## STATED TASK
Skip all pictures, then copy the lines from the start of the data through the line with "const flowB_letters = ['a', 'a', 'a', 'b', 'a', 'a*'];", keeping both ends.

## COLLECTED DATA
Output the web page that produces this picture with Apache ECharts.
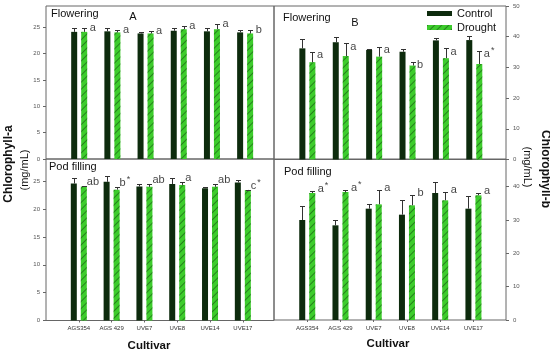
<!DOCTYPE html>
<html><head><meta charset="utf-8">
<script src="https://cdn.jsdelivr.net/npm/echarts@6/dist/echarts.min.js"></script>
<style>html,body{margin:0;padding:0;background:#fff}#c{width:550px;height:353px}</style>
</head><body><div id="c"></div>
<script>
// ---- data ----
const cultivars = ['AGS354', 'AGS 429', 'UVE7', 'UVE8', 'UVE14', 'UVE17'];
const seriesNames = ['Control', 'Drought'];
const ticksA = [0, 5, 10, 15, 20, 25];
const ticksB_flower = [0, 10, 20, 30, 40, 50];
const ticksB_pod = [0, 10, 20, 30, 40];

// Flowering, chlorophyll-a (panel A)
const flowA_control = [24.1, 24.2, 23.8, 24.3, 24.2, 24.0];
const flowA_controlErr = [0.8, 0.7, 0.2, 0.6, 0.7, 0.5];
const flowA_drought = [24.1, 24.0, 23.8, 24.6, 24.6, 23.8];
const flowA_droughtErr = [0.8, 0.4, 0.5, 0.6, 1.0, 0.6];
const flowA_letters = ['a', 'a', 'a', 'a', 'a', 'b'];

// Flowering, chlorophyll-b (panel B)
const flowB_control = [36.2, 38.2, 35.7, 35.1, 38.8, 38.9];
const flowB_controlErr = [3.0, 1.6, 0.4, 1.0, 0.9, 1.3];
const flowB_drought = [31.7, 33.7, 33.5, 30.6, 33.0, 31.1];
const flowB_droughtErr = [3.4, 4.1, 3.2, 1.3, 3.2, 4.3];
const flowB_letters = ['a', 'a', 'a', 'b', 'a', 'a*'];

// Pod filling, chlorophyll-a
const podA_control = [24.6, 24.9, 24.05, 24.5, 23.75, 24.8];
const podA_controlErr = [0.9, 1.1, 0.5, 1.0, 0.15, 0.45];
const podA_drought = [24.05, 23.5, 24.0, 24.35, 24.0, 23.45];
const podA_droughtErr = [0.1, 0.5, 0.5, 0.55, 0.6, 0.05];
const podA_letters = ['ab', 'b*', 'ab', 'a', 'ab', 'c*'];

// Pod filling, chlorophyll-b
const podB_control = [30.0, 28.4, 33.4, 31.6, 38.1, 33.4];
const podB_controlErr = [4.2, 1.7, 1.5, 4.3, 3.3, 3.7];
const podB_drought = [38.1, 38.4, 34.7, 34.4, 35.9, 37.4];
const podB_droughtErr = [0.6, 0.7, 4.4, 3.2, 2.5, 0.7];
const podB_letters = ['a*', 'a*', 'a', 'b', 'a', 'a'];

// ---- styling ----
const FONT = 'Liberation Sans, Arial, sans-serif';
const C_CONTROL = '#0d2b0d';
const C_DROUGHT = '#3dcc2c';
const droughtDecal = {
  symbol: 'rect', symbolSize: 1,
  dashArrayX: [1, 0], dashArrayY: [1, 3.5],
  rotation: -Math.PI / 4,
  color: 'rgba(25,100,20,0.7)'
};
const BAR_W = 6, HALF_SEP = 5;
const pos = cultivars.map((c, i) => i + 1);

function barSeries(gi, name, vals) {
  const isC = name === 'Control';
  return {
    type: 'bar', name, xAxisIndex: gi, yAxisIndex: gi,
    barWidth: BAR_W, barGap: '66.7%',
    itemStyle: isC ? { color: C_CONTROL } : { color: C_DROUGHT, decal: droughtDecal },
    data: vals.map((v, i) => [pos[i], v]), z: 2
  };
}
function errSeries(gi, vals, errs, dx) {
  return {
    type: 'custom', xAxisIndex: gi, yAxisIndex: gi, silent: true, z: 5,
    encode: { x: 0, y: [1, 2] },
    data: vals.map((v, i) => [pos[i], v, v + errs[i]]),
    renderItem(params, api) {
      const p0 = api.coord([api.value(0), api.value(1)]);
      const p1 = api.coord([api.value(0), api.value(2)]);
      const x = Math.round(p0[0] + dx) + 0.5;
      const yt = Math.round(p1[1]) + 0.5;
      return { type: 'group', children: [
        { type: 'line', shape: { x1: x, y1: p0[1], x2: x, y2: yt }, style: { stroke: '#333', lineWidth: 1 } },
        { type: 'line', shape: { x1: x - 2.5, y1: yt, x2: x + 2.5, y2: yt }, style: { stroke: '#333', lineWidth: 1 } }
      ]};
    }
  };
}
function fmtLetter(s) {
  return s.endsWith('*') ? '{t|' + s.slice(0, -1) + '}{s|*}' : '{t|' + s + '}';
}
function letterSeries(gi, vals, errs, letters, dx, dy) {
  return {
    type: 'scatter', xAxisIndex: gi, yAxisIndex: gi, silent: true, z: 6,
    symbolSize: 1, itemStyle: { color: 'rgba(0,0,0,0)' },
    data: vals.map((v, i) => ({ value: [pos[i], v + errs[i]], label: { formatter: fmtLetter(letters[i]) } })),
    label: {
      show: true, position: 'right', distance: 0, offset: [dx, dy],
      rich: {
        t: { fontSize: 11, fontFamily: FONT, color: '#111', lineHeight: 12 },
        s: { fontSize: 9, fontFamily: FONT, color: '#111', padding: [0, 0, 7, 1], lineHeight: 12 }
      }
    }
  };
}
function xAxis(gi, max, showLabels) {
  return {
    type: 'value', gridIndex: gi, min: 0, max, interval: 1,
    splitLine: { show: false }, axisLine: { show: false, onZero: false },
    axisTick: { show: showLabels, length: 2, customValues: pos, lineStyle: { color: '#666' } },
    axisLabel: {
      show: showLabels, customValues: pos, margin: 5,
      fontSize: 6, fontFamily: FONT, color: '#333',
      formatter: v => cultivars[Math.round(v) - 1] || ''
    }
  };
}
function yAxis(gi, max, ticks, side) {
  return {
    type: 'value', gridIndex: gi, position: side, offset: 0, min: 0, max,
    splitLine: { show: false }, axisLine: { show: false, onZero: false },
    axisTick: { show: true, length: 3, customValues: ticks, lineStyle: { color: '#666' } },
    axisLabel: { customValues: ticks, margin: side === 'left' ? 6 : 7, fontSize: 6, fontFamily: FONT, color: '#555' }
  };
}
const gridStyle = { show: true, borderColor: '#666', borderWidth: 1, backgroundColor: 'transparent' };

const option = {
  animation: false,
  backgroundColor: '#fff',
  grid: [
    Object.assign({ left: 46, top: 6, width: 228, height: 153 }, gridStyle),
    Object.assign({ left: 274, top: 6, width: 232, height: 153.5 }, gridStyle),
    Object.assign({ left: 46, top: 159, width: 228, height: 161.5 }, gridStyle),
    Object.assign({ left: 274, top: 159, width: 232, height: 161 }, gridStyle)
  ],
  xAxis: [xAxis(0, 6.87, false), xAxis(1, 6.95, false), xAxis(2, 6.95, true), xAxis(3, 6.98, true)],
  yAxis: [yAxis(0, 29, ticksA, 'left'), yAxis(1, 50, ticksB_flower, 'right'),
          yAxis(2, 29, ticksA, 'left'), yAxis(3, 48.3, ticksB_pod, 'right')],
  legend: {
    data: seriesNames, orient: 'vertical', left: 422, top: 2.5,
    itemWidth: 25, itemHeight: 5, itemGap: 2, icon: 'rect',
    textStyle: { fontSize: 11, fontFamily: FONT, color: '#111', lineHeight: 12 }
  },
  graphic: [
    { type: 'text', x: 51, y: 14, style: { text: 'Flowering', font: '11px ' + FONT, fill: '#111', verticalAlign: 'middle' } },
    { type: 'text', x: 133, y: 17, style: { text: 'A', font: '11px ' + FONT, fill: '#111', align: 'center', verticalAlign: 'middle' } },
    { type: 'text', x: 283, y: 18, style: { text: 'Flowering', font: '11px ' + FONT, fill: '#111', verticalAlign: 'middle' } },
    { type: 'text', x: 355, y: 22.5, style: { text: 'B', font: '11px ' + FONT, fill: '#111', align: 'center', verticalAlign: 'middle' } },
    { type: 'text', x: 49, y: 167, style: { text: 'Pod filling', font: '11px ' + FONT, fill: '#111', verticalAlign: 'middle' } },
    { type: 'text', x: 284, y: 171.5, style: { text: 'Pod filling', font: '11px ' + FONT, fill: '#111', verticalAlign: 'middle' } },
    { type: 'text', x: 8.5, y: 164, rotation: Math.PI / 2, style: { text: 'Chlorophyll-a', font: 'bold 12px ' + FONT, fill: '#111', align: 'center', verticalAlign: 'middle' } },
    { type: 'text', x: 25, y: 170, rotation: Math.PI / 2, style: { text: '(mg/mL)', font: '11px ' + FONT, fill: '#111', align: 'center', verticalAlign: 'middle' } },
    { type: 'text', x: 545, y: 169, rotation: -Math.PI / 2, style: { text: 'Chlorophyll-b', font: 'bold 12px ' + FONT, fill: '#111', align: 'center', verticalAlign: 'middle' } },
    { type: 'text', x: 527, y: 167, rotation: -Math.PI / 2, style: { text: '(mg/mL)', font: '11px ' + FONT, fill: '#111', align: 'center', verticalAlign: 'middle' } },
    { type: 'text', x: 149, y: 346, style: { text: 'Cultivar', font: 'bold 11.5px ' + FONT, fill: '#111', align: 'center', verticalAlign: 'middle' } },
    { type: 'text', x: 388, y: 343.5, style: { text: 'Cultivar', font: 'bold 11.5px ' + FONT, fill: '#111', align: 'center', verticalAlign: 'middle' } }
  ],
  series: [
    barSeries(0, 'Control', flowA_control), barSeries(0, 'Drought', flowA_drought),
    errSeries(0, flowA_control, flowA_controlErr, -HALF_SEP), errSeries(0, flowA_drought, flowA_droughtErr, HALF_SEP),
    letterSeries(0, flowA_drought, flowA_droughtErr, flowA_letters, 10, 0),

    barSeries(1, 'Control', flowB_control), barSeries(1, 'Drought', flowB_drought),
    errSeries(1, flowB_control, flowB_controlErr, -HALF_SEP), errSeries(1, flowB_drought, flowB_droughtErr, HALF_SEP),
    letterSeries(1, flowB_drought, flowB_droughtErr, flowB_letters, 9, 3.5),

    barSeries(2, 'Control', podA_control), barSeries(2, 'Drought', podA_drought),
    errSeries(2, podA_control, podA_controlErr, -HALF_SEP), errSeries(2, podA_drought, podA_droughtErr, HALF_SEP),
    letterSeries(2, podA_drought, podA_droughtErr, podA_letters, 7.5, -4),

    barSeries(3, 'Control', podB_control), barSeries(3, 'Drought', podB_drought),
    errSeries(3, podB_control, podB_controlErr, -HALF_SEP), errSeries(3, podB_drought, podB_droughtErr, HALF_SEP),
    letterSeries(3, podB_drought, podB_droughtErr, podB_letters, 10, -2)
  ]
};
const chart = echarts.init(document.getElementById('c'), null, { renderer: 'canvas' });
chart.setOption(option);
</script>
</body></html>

## RESULT OF THE TASK
Output the web page that produces this picture with Apache ECharts.
<!DOCTYPE html>
<html><head><meta charset="utf-8">
<script src="https://cdn.jsdelivr.net/npm/echarts@6/dist/echarts.min.js"></script>
<style>html,body{margin:0;padding:0;background:#fff}#c{width:550px;height:353px}</style>
</head><body><div id="c"></div>
<script>
// ---- data ----
const cultivars = ['AGS354', 'AGS 429', 'UVE7', 'UVE8', 'UVE14', 'UVE17'];
const seriesNames = ['Control', 'Drought'];
const ticksA = [0, 5, 10, 15, 20, 25];
const ticksB_flower = [0, 10, 20, 30, 40, 50];
const ticksB_pod = [0, 10, 20, 30, 40];

// Flowering, chlorophyll-a (panel A)
const flowA_control = [24.1, 24.2, 23.8, 24.3, 24.2, 24.0];
const flowA_controlErr = [0.8, 0.7, 0.2, 0.6, 0.7, 0.5];
const flowA_drought = [24.1, 24.0, 23.8, 24.6, 24.6, 23.8];
const flowA_droughtErr = [0.8, 0.4, 0.5, 0.6, 1.0, 0.6];
const flowA_letters = ['a', 'a', 'a', 'a', 'a', 'b'];

// Flowering, chlorophyll-b (panel B)
const flowB_control = [36.2, 38.2, 35.7, 35.1, 38.8, 38.9];
const flowB_controlErr = [3.0, 1.6, 0.4, 1.0, 0.9, 1.3];
const flowB_drought = [31.7, 33.7, 33.5, 30.6, 33.0, 31.1];
const flowB_droughtErr = [3.4, 4.1, 3.2, 1.3, 3.2, 4.3];
const flowB_letters = ['a', 'a', 'a', 'b', 'a', 'a*'];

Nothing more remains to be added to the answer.